I’m glad that I was able to be there for her and see her shine in her element! If it weren’t for her, I wouldn’t even fathom going to another networking event, but she pushed me to believe that I can.  I highly recommend Sex Up Your Brand and am happy to be involved in this amazing company

This is me

A lot of people don’t notice that I have anxiety – my quirkiness & randomness that I’ve procured over the years has masked it so well that my label is the eccentric of the group. I tend to be quite reclusive when it comes to my anxiety; I hold a lot in while I still smile on the outside. I feel too much, but go on with my day, even if I want to crawl under my comforter and camp out for the day. On the outside, to everyone else, it may seem like I have my life together. However, no matter how many great and positive things are going on in my life, I’m in constant fear of what I can lose. I can thank my past for that, and unfortunately, no matter how many times people try to reassure me, it’s still festering in the back of my brain.

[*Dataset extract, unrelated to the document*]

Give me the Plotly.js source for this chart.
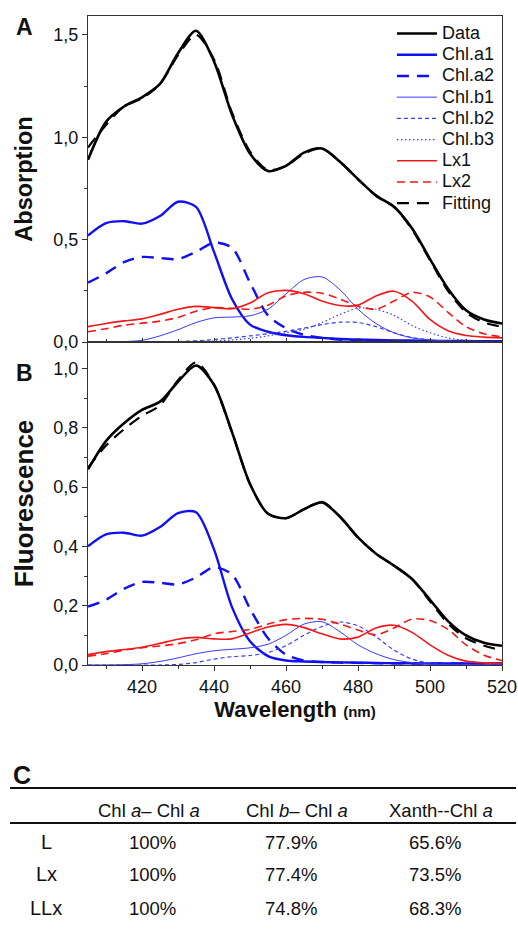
<!DOCTYPE html>
<html>
<head>
<meta charset="utf-8">
<script src="https://cdn.plot.ly/plotly-3.0.1.min.js"></script>
<style>
html,body{margin:0;padding:0;background:#fff;}
#chart{width:518px;height:929px;}
</style>
</head>
<body>
<div id="chart"></div>
<script>
// Wavelength grid (nm)
const wavelength = [405,410,415,420,425,430,435,440,445,450,455,460,465,470,475,480,485,490,495,500,505,510,515,520];

// Panel A: Absorption
const absData    = [0.89,1.075,1.15,1.195,1.26,1.41,1.52,1.37,1.11,0.92,0.835,0.86,0.925,0.945,0.88,0.795,0.715,0.66,0.555,0.405,0.26,0.155,0.11,0.09];
const absChla1   = [0.52,0.58,0.59,0.578,0.615,0.685,0.66,0.44,0.21,0.085,0.05,0.033,0.025,0.02,0.015,0.012,0.01,0.008,0.007,0.006,0.005,0.005,0.004,0.004];
const absChla2   = [0.29,0.335,0.39,0.415,0.41,0.405,0.44,0.485,0.46,0.29,0.13,0.068,0.035,0.02,0.012,0.008,0.006,0.005,0.004,0.004,0.004,0.004,0.004,0.004];
const absChlb1   = [0,0,0.002,0.008,0.03,0.06,0.095,0.118,0.122,0.128,0.16,0.235,0.305,0.318,0.255,0.16,0.09,0.045,0.02,0.01,0.005,0.003,0.002,0.001];
const absChlb2   = [0,0,0,0,0,0.002,0.006,0.012,0.02,0.03,0.04,0.052,0.068,0.085,0.097,0.095,0.075,0.045,0.022,0.01,0.004,0.002,0.001,0];
const absChlb3   = [0,0,0,0,0,0.001,0.003,0.005,0.01,0.018,0.03,0.045,0.062,0.095,0.135,0.165,0.16,0.13,0.08,0.045,0.02,0.008,0.003,0.001];
const absLx1     = [0.075,0.09,0.103,0.113,0.135,0.16,0.174,0.168,0.162,0.19,0.24,0.252,0.236,0.2,0.178,0.18,0.225,0.248,0.2,0.11,0.055,0.032,0.024,0.02];
const absLx2     = [0.05,0.065,0.082,0.092,0.102,0.12,0.15,0.168,0.165,0.16,0.18,0.225,0.243,0.238,0.21,0.175,0.16,0.2,0.242,0.22,0.145,0.075,0.04,0.025];
const absFitting = [0.95,1.06,1.15,1.19,1.26,1.40,1.50,1.38,1.12,0.93,0.84,0.86,0.92,0.945,0.88,0.795,0.715,0.66,0.55,0.40,0.25,0.145,0.095,0.075];

// Panel B: Fluorescence
const fluData    = [0.66,0.755,0.815,0.86,0.888,0.955,1.01,0.945,0.785,0.61,0.51,0.495,0.525,0.548,0.5,0.43,0.375,0.335,0.29,0.22,0.148,0.1,0.075,0.065];
const fluChla1   = [0.40,0.44,0.446,0.436,0.465,0.512,0.515,0.39,0.195,0.08,0.03,0.015,0.012,0.01,0.009,0.008,0.007,0.006,0.006,0.005,0.005,0.005,0.005,0.005];
const fluChla2   = [0.197,0.22,0.257,0.28,0.277,0.272,0.295,0.33,0.305,0.19,0.09,0.035,0.015,0.01,0.008,0.007,0.006,0.006,0.005,0.005,0.005,0.005,0.005,0.005];
const fluChlb1   = [0,0,0.001,0.004,0.012,0.024,0.038,0.048,0.053,0.058,0.07,0.1,0.138,0.146,0.112,0.068,0.038,0.018,0.008,0.003,0.001,0,0,0];
const fluChlb2   = [0,0,0,0,0,0.002,0.008,0.02,0.028,0.032,0.042,0.065,0.1,0.13,0.145,0.132,0.095,0.05,0.02,0.006,0.002,0,0,0];
const fluLx1     = [0.035,0.045,0.052,0.06,0.073,0.087,0.093,0.088,0.088,0.108,0.128,0.137,0.126,0.105,0.088,0.094,0.125,0.134,0.11,0.068,0.033,0.013,0.007,0.005];
const fluLx2     = [0.03,0.038,0.05,0.058,0.064,0.072,0.085,0.105,0.113,0.12,0.138,0.153,0.157,0.154,0.138,0.118,0.102,0.125,0.155,0.15,0.12,0.068,0.033,0.015];
const fluFitting = [0.665,0.74,0.795,0.84,0.875,0.96,1.02,0.945,0.785,0.61,0.51,0.495,0.525,0.55,0.5,0.43,0.375,0.335,0.29,0.215,0.14,0.09,0.065,0.05];

// Table C
const tableHeaders = ['Chl <i>a</i>– Chl <i>a</i>', 'Chl <i>b</i>– Chl <i>a</i>', 'Xanth--Chl <i>a</i>'];
const rowLabels    = ['L', 'Lx', 'LLx'];
const colChlaChla  = ['100%', '100%', '100%'];
const colChlbChla  = ['77.9%', '77.4%', '74.8%'];
const colXanthChla = ['65.6%', '73.5%', '68.3%'];

// ---- styles ----
const FONT = 'Liberation Sans, Arial, Helvetica, sans-serif';
const BLUE = '#1010f0';
const BLUE_T = '#3a3aff';
const RED = '#f01818';
const styles = {
  'Data':    {color:'#000', width:2.6, dash:'solid'},
  'Chl.a1':  {color:BLUE, width:2.4, dash:'solid'},
  'Chl.a2':  {color:BLUE, width:2.4, dash:'12px,8px'},
  'Chl.b1':  {color:BLUE_T, width:1, dash:'solid'},
  'Chl.b2':  {color:BLUE_T, width:1.2, dash:'4px,3px'},
  'Chl.b3':  {color:BLUE_T, width:1.2, dash:'1.5px,2.5px'},
  'Lx1':     {color:RED, width:1.6, dash:'solid'},
  'Lx2':     {color:RED, width:1.6, dash:'8px,5px'},
  'Fitting': {color:'#000', width:2.2, dash:'12px,8px'}
};

function tr(name, y, xa, ya, showlegend) {
  const s = styles[name];
  return {x: wavelength, y: y, type:'scatter', mode:'lines',
    name:'<span style="font-size:18px">' + name + '</span>',
    xaxis:xa, yaxis:ya, showlegend:showlegend, legendgroup:name,
    line:{color:s.color, width:s.width, dash:s.dash, shape:'spline', smoothing:0.8},
    hoverinfo:'skip'};
}

const traces = [
  tr('Data', absData, 'x', 'y', true),
  tr('Chl.a1', absChla1, 'x', 'y', true),
  tr('Chl.a2', absChla2, 'x', 'y', true),
  tr('Chl.b1', absChlb1, 'x', 'y', true),
  tr('Chl.b2', absChlb2, 'x', 'y', true),
  tr('Chl.b3', absChlb3, 'x', 'y', true),
  tr('Lx1', absLx1, 'x', 'y', true),
  tr('Lx2', absLx2, 'x', 'y', true),
  tr('Fitting', absFitting, 'x', 'y', true),
  tr('Data', fluData, 'x2', 'y2', false),
  tr('Chl.a1', fluChla1, 'x2', 'y2', false),
  tr('Chl.a2', fluChla2, 'x2', 'y2', false),
  tr('Chl.b1', fluChlb1, 'x2', 'y2', false),
  tr('Chl.b2', fluChlb2, 'x2', 'y2', false),
  tr('Lx1', fluLx1, 'x2', 'y2', false),
  tr('Lx2', fluLx2, 'x2', 'y2', false),
  tr('Fitting', fluFitting, 'x2', 'y2', false)
];

// page geometry
const W = 518, H = 929, ML = 88, MR = 16, MT = 16, MB = 264;
const PW = W - ML - MR, PH = H - MT - MB;
const splitPx = 342;
const splitDom = (H - MB - splitPx) / PH;
const px2x = px => (px - ML) / PW;
const py2y = py => (H - MB - py) / PH;

const axisCommon = {showline:true, mirror:true, linecolor:'#333', linewidth:1.2, zeroline:false, showgrid:false,
  tickfont:{family:FONT, size:18, color:'#111'}, tickcolor:'#333'};

const layout = {
  width:W, height:H, margin:{l:ML, r:MR, t:MT, b:MB},
  paper_bgcolor:'#fff', plot_bgcolor:'#fff',
  separators:',.',
  font:{family:FONT, color:'#111'},
  showlegend:true,
  legend:{x:0.995, xanchor:'right', y:0.997, yanchor:'top', bgcolor:'rgba(0,0,0,0)', borderwidth:0,
    font:{family:FONT, size:14, color:'#111'}, itemwidth:40, tracegroupgap:0, traceorder:'normal'},
  xaxis:Object.assign({}, axisCommon, {domain:[0,1], anchor:'y', range:[405,520], showticklabels:false,
    ticks:'inside', ticklen:4, dtick:20, tick0:0, minor:{dtick:10, ticks:'inside', ticklen:3, tickcolor:'#333'}}),
  yaxis:Object.assign({}, axisCommon, {domain:[splitDom,1], anchor:'x', range:[0,1.592],
    ticks:'outside', ticklen:5, dtick:0.5, tick0:0, tickformat:'.1f',
    minor:{dtick:0.25, ticks:'outside', ticklen:3, tickcolor:'#333'},
    title:{text:'<b>Absorption</b>', font:{family:FONT, size:23.5, color:'#111'}, standoff:14}}),
  xaxis2:Object.assign({}, axisCommon, {domain:[0,1], anchor:'y2', range:[405,520],
    ticks:'outside', ticklen:5, dtick:20, tick0:0, minor:{dtick:10, ticks:'outside', ticklen:3, tickcolor:'#333'},
    title:{text:'<b>Wavelength</b> <b><span style="font-size:15px">(nm)</span></b>', font:{family:FONT, size:22, color:'#111'}, standoff:5}}),
  yaxis2:Object.assign({}, axisCommon, {domain:[0,splitDom], anchor:'x2', range:[0,1.089],
    ticks:'outside', ticklen:5, dtick:0.2, tick0:0, tickformat:'.1f',
    minor:{dtick:0.1, ticks:'outside', ticklen:3, tickcolor:'#333'},
    title:{text:'<b>Fluorescence</b>', font:{family:FONT, size:26, color:'#111'}, standoff:12}}),
  annotations:[],
  shapes:[]
};

function ann(text, cx, cy, size, bold) {
  layout.annotations.push({text: bold ? '<b>'+text+'</b>' : text, xref:'paper', yref:'paper',
    x:px2x(cx), y:py2y(cy), xanchor:'center', yanchor:'middle', showarrow:false,
    font:{family:FONT, size:size, color:'#111'}});
}

// panel letters
ann('A', 25, 27, 23, true);
ann('B', 24, 373, 23, true);
ann('C', 22, 775, 25, true);

// table rules
[[788, 2.2], [823, 1.8]].forEach(([py, w]) => {
  layout.shapes.push({type:'line', xref:'paper', yref:'paper', x0:px2x(10), x1:px2x(516), y0:py2y(py), y1:py2y(py),
    line:{color:'#111', width:w}});
});

// table content
const colCenters = [149, 297, 441];
const valCenters = [152, 291, 435];
const rowY = [842, 874, 908];
tableHeaders.forEach((h, i) => ann(h, colCenters[i], 810, 18.5, false));
rowLabels.forEach((r, i) => {
  ann(r, 46, rowY[i], 20, false);
  ann(colChlaChla[i], valCenters[0], rowY[i], 18.5, false);
  ann(colChlbChla[i], valCenters[1], rowY[i], 18.5, false);
  ann(colXanthChla[i], valCenters[2], rowY[i], 18.5, false);
});

Plotly.newPlot('chart', traces, layout, {staticPlot:true, displayModeBar:false});
</script>
</body>
</html>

Anxiety is always there, it never disappears. It shows up in different forms throughout the day like panic spouts, over-thinking, stress-sweating, migraines, etc. You name it; I most likely have experienced it. I’ve developed several habits of picking at my skin, playing with my hair & crossing my arms frequently. Since I was a kid, it was made clear that I needed to be seen and not heard, and unfortunately, that mentality was consistent until I left my surroundings at the age of 19. I was berated for being different and continuously told everything was my fault. You start to believe it, and instead of getting treated for anxiety, I felt alone and silent. Anxious feelings find a way to try and consume you, continually battling every day, you have no time off from it.

I’ve been on high alert recently. A lot of small things have just been piling on top of one another, and I feel I’m at a bottleneck point.

My usual step to combat this is to distract myself. I keep myself overly busy when I really should be doing the opposite. I throw myself into work and plug away, so I’m not alone with my thoughts for too long. I’ll reach out to everyone surrounding me to listen to their issues and offer advice when in reality I wish someone would do the same for me. I continuously strive for perfection, but I’m my own worst critic and will ‘beat myself up’ for not getting something done off of my to-do list. I’m so hard on myself, but I’m so happy that I went to therapy so I could understand that all humans make mistakes and things will be OK.

Even though I know this, whenever things get this stressful, I isolate myself. Isolation has been the coping mechanism that I’ve developed from a young age, and this is my comfort. Even though I do this, I find myself lonely. Friends and some family don’t understand why certain things are hard for me, why I leave events without notice or have a hard time accepting a compliment. They’ve all come to accept this as “my thing” and have stopped inviting me out or checking up on me. I’ve been having a hard time accepting this at this point in my life, but a great friend reminded me that it’s not the quantity of your tribe, but the quality. I know she’s right, and I wish I could push through this feeling, but I’m finding it harder than usual. It’s most likely because I give 100% of myself to my friends, and when that effort isn’t reciprocated, I feel as if my energy went to waste.

I’ll continue to push on because that’s what I do. Years ago I made a promise to myself that I would never let myself be a doormat again – I am transparent, honest and blunt. I will never apologize for who I am – this is me.